IMF Chief Christine Lagarde said the global economy would see a modest growth with a downside risk this year, while calling for a change in the way GDP is calculated in the wake of the emerge of various new sectors and business landscapes.
“We see global growth in 2016 as modest and uneven… There is modest optimism but significant risks,” she noted.
The downside risks to the global economy include the profound transition of the Chinese economy, lower-trending commodity prices as a result of oil prices and asynchronous monetary policies around the world.
Emphasising that the global economy is presenting a completely different picture that is changing, Lagarde said this is due to growth in India and China and a downturn in Russia and Brazil.
About Europe, she noted that if the refugee crisis is handled well and the integration process is conducted in a cohesive and organised way, it would be an upside for growth.
In the closing session of World Economic Forum Annual Meeting 2016, the panelist agreed that as the world surges into the Fourth Industrial Revolution, a key challenge for individuals will be to understand and retain the very essence of new age interactive technologies, artificial intelligence and automation.
Henry T Greely, the Deane F and Kate Edelman Johnson Professor of Law at Stanford University in the US, said: “All of us need to begin to understand and grapple with how we want to shape these technologies.”
“We are competing with artificial intelligence,” asserted Meeting Co-Chair Amira Yahyaoui, Founder and Chair of citizens action group Al Bawsala in Tunisia and a member of the World Economic Forum’s Global Shaper community of leaders in their twenties.
“We really have to show we are the good ones.

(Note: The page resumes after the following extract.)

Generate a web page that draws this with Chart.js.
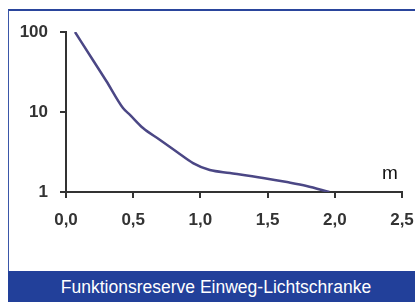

So the discussion of ethics and value has never been more essential than it is today.”
Justine Cassell, Associate Dean, Technology, Strategy and Impact, in the School of Computer Science at Carnegie Mellon University in the US, countered: I don’t think of robots as competitors. I think of them as collaborators to help us do what we wish to do but can’t do alone and help us to be part of a larger community.